Regardless, the inconsistencies in the U.S. system have created space for new business models, such as Shepherd’s Grain, a milling company owned and operated by the farmers who supply its wheat. Shepherd’s Grain was developed to promote no-till, direct-seed farming that relies on minimal inputs. Its members believe their farming practices are directly tied to the resulting quality.
Rod Lanier is one of two Alberta farmers who work with Shepherd’s Grain. And while both farmers deliver wheat to the U.S.-based company, they grow Canadian varieties. Canada’s registration system has made choosing a wheat variety that produces top-quality flour a relatively simple task.

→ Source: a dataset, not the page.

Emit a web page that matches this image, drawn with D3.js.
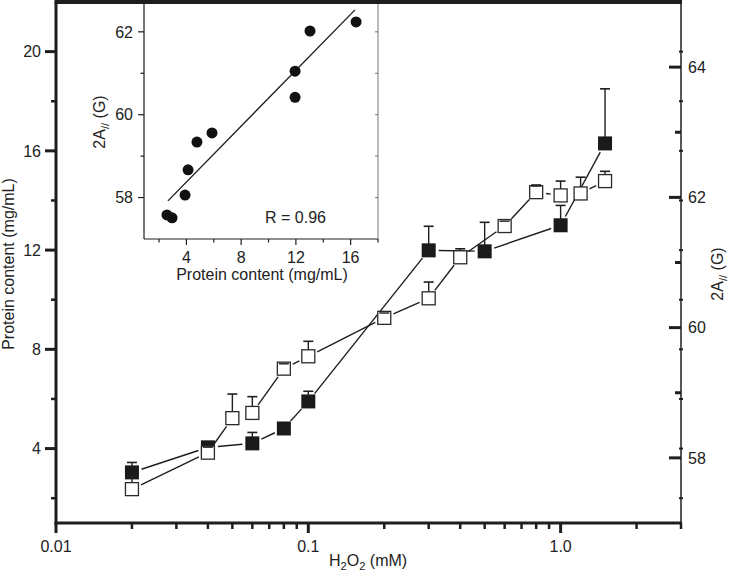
<!DOCTYPE html>
<html><head><meta charset="utf-8">
<script src="https://cdn.jsdelivr.net/npm/d3@7"></script>
<style>body{margin:0;background:#fff}svg{display:block}text{font-family:"Liberation Sans",Arial,Helvetica,sans-serif;fill:#222}</style>
</head><body><div id="chart"></div>
<script>
// ---- data ----
const h2o2Filled = [0.02,0.04,0.06,0.08,0.1,0.3,0.5,1.0,1.5];
const protein    = [3.04,4.05,4.21,4.81,5.90,11.99,11.95,13.0,16.3];
const proteinErr = [0.40,0.05,0.44,0,0.41,0.97,1.17,0.8,2.2];

const h2o2Open = [0.02,0.04,0.05,0.06,0.08,0.1,0.2,0.3,0.4,0.6,0.8,1.0,1.2,1.5];
const a2       = [57.52,58.08,58.61,58.69,59.37,59.56,60.15,60.45,61.08,61.56,62.08,62.03,62.06,62.25];
const a2Err    = [0.2,0.10,0.37,0.25,0.09,0.23,0.09,0.25,0.13,0.09,0.11,0.22,0.25,0.15];

const xMajorTicks = [0.01,0.1,1];
const xTickLabels = ["0.01","0.1","1.0"];
const leftTicks = [4,8,12,16,20];
const rightTicks = [58,60,62,64];

const insetProtein = [2.58,2.95,3.9,4.12,4.77,5.87,11.94,11.94,13.03,16.4];
const insetA2      = [57.58,57.51,58.06,58.67,59.34,59.56,61.05,60.42,62.02,62.24];
const fitX = [2.65,16.32];
const fitY = [57.92,62.53];
const insetXTicks = [4,8,12,16];
const insetYTicks = [58,60,62];

// ---- layout ----
const W=730,H=574;
const svg=d3.select("#chart").append("svg").attr("width",W).attr("height",H);
const L=56,R=681,T=2,B=523;
const x=d3.scaleLog().domain([0.01,3]).range([L,R]);
const yL=d3.scaleLinear().domain([1,22]).range([B,T]);
const yR=d3.scaleLinear().domain([57,65]).range([B,T]);
const ink="#1e1e1e";
const FS=16;

// frame lines
svg.append("line").attr("x1",L).attr("x2",L).attr("y1",T).attr("y2",B+1.5).attr("stroke",ink).attr("stroke-width",3);
svg.append("line").attr("x1",L-1.5).attr("x2",R+1).attr("y1",B).attr("y2",B).attr("stroke",ink).attr("stroke-width",3);
svg.append("line").attr("x1",R).attr("x2",R).attr("y1",T).attr("y2",B+1.5).attr("stroke",ink).attr("stroke-width",1.5);

// bottom axis ticks
const minorX=[];
[0.01,0.1,1].forEach(d=>{for(let k=2;k<=9;k++){const v=d*k;if(v<=3.0001)minorX.push(v);}});
svg.selectAll(".mxt").data(minorX).enter().append("line")
 .attr("x1",d=>x(d)).attr("x2",d=>x(d)).attr("y1",B).attr("y2",B+6).attr("stroke",ink).attr("stroke-width",2.5);
svg.selectAll(".Mxt").data(xMajorTicks).enter().append("line")
 .attr("x1",d=>x(d)).attr("x2",d=>x(d)).attr("y1",B).attr("y2",B+10).attr("stroke",ink).attr("stroke-width",3);
svg.selectAll(".xtl").data(xMajorTicks).enter().append("text")
 .attr("x",d=>x(d)).attr("y",552).attr("text-anchor","middle").attr("font-size",FS).text((d,i)=>xTickLabels[i]);

// left axis ticks
const leftMinor=d3.range(2,21,2).filter(v=>v%4!==0);
svg.selectAll(".lmt").data(leftMinor).enter().append("line")
 .attr("x1",L-5).attr("x2",L).attr("y1",d=>yL(d)).attr("y2",d=>yL(d)).attr("stroke",ink).attr("stroke-width",2.5);
svg.selectAll(".lMt").data(leftTicks).enter().append("line")
 .attr("x1",L-11).attr("x2",L).attr("y1",d=>yL(d)).attr("y2",d=>yL(d)).attr("stroke",ink).attr("stroke-width",3);
svg.selectAll(".ltl").data(leftTicks).enter().append("text")
 .attr("x",41).attr("y",d=>yL(d)).attr("dy","0.36em").attr("text-anchor","end").attr("font-size",FS).text(d=>d);

// right axis ticks
const rightAll=d3.range(58,65,1);
svg.selectAll(".rt").data(rightAll).enter().append("line")
 .attr("x1",d=>d%2===0?R-12:R-6).attr("x2",R).attr("y1",d=>yR(d)).attr("y2",d=>yR(d)).attr("stroke",ink).attr("stroke-width",3);
svg.selectAll(".rdot").data(d3.range(2,21,2)).enter().append("line")
 .attr("x1",R-2).attr("x2",R+2).attr("y1",d=>yL(d)).attr("y2",d=>yL(d)).attr("stroke",ink).attr("stroke-width",2);
svg.selectAll(".rtl").data(rightTicks).enter().append("text")
 .attr("x",688).attr("y",d=>yR(d)).attr("dy","0.36em").attr("font-size",FS).text(d=>d);

// axis titles
svg.append("text").attr("transform","translate(14,264) rotate(-90)").attr("text-anchor","middle").attr("font-size",FS).text("Protein content (mg/mL)");
const xt=svg.append("text").attr("x",368).attr("y",566).attr("text-anchor","middle").attr("font-size",FS);
xt.append("tspan").text("H");
xt.append("tspan").attr("font-size",FS*0.7).attr("dy",3.5).text("2");
xt.append("tspan").attr("dy",-3.5).text("O");
xt.append("tspan").attr("font-size",FS*0.7).attr("dy",3.5).text("2");
xt.append("tspan").attr("dy",-3.5).text(" (mM)");
const rt=svg.append("text").attr("transform","translate(723,274) rotate(-90)").attr("text-anchor","middle").attr("font-size",FS);
rt.append("tspan").text("2A");
rt.append("tspan").attr("font-size",FS*0.7).attr("dy",3.5).text("//");
rt.append("tspan").attr("dy",-3.5).text(" (G)");

// ---- series drawing helpers ----
function segments(xs,ys,gap){
  const out=[];
  for(let i=0;i<xs.length-1;i++){
    const x1=xs[i],y1=ys[i],x2=xs[i+1],y2=ys[i+1];
    const dx=x2-x1,dy=y2-y1,len=Math.hypot(dx,dy);
    if(len<2*gap+1)continue;
    const ux=dx/len,uy=dy/len;
    out.push([x1+ux*gap,y1+uy*gap,x2-ux*gap,y2-uy*gap]);
  }
  return out;
}
function drawSeries(xs,vals,errs,yS,filled){
  const px=xs.map(d=>x(d)), py=vals.map(d=>yS(d));
  const g=svg.append("g");
  g.selectAll("line.seg").data(segments(px,py,10)).enter().append("line")
   .attr("x1",d=>d[0]).attr("y1",d=>d[1]).attr("x2",d=>d[2]).attr("y2",d=>d[3])
   .attr("stroke",ink).attr("stroke-width",1.4);
  const ed=xs.map((d,i)=>({cx:px[i],cy:py[i],top:yS(vals[i]+errs[i]),e:errs[i]})).filter(d=>d.e>0);
  g.selectAll("line.eb").data(ed).enter().append("line")
   .attr("x1",d=>d.cx).attr("x2",d=>d.cx).attr("y1",d=>d.cy).attr("y2",d=>d.top).attr("stroke",ink).attr("stroke-width",1.4);
  g.selectAll("line.cap").data(ed).enter().append("line")
   .attr("x1",d=>d.cx-5).attr("x2",d=>d.cx+5).attr("y1",d=>d.top).attr("y2",d=>d.top).attr("stroke",ink).attr("stroke-width",1.6);
  const s=filled?14:13;
  g.selectAll("rect").data(px).enter().append("rect")
   .attr("x",(d)=>d-s/2).attr("y",(d,i)=>py[i]-s/2).attr("width",s).attr("height",s)
   .attr("fill",filled?"#1a1a1a":"#fff").attr("stroke",filled?"none":"#2a2a2a").attr("stroke-width",1.3);
  if(!filled){
    g.selectAll("line.eb2").data(ed.filter(d=>d.cy-d.top<s/2+1)).enter().append("line")
     .attr("x1",d=>d.cx-5).attr("x2",d=>d.cx+5).attr("y1",d=>d.top+1).attr("y2",d=>d.top+1).attr("stroke",ink).attr("stroke-width",1.4);
  }
}
drawSeries(h2o2Filled,protein,proteinErr,yL,true);
drawSeries(h2o2Open,a2,a2Err,yR,false);

// ---- inset ----
const IL=144,IR=378,IT=2,IB=239;
const xi=d3.scaleLinear().domain([0.9,18]).range([IL,IR]);
const yi=d3.scaleLinear().domain([57,62.72]).range([IB,IT]);
svg.append("rect").attr("x",IL).attr("y",IT).attr("width",IR-IL).attr("height",IB-IT).attr("fill","#fff").attr("stroke","none");
svg.append("line").attr("x1",IL).attr("x2",IL).attr("y1",IT).attr("y2",IB).attr("stroke",ink).attr("stroke-width",1.2);
svg.append("line").attr("x1",IL).attr("x2",IR).attr("y1",IB).attr("y2",IB).attr("stroke",ink).attr("stroke-width",1.2);
svg.append("line").attr("x1",IR).attr("x2",IR).attr("y1",IT).attr("y2",IB).attr("stroke","#555").attr("stroke-width",0.8);
svg.append("line").attr("x1",L-1.5).attr("x2",R+1).attr("y1",T).attr("y2",T).attr("stroke",ink).attr("stroke-width",4);

const ixAll=d3.range(2,19,2);
svg.selectAll(".ixt").data(ixAll).enter().append("line")
 .attr("x1",d=>xi(d)).attr("x2",d=>xi(d)).attr("y1",IB).attr("y2",d=>d%4===0?IB+6:IB+3.5).attr("stroke",ink).attr("stroke-width",1.2);
svg.selectAll(".ixl").data(insetXTicks).enter().append("text")
 .attr("x",d=>xi(d)).attr("y",263).attr("text-anchor","middle").attr("font-size",FS).text(d=>d);
const iyAll=d3.range(58,63,1);
svg.selectAll(".iyt").data(iyAll).enter().append("line")
 .attr("x1",d=>d%2===0?IL-6:IL-3.5).attr("x2",IL).attr("y1",d=>yi(d)).attr("y2",d=>yi(d)).attr("stroke",ink).attr("stroke-width",1.2);
svg.selectAll(".iyr").data(iyAll).enter().append("line")
 .attr("x1",IR-3).attr("x2",IR).attr("y1",d=>yi(d)).attr("y2",d=>yi(d)).attr("stroke","#555").attr("stroke-width",0.8);
svg.selectAll(".iyl").data(insetYTicks).enter().append("text")
 .attr("x",133).attr("y",d=>yi(d)).attr("dy","0.36em").attr("text-anchor","end").attr("font-size",FS).text(d=>d);
svg.append("text").attr("x",262).attr("y",280).attr("text-anchor","middle").attr("font-size",FS).text("Protein content (mg/mL)");
const iyt=svg.append("text").attr("transform","translate(105,122) rotate(-90)").attr("text-anchor","middle").attr("font-size",FS);
iyt.append("tspan").text("2A");
iyt.append("tspan").attr("font-size",FS*0.7).attr("dy",3.5).text("//");
iyt.append("tspan").attr("dy",-3.5).text(" (G)");

svg.append("line").attr("x1",xi(fitX[0])).attr("y1",yi(fitY[0])).attr("x2",xi(fitX[1])).attr("y2",yi(fitY[1]))
 .attr("stroke",ink).attr("stroke-width",1.4);
svg.selectAll(".idot").data(insetProtein).enter().append("circle")
 .attr("cx",d=>xi(d)).attr("cy",(d,i)=>yi(insetA2[i])).attr("r",5.5).attr("fill","#111");
svg.append("text").attr("x",265).attr("y",223).attr("font-size",FS).text("R = 0.96");
</script></body></html>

Lanier has chosen three, mostly older registered durum varieties, that perfectly fit the needs of Shepherd’s Grain clients. Without the variety registration system in place, he believes it would have been much more difficult to consistently choose successful durum varieties.
“If we had just grown anything, I don’t think we would have been successful keeping the pasta customers that we do have,” he said. “It’s a combination of variety and the way we farm—that’s why we still have customers.”
Alberta grain farmer Jason Saunders also supplies durum to Shepherd’s Grain. Saunders likes the fact the company is farmer owned. Prices are not commodity-based, but rather reflect the cost of production, milling and distribution. The model provides a year-long stable price for Shepherd’s Grain customers while removing middlemen in the process.
QUALITY IS CRUCIAL
“Before the Black Sea advances, there was a case to be made for competing on lower protein, high-yielding wheat varieties because that significant competition just wasn’t there,” said Dahl. “But the market is changing and has changed, and our competitive advantage has become that brand, which is reliable, consistent quality.”
It’s branding that he said was not concocted by the Canadian grain industry, but has been self-generated by the strength of the product. “That’s what we’re hearing from customers on why they buy Canadian,” he said. “We’re delivering reliable, consistent quality. We have to ensure that we work to maintain that brand identity.”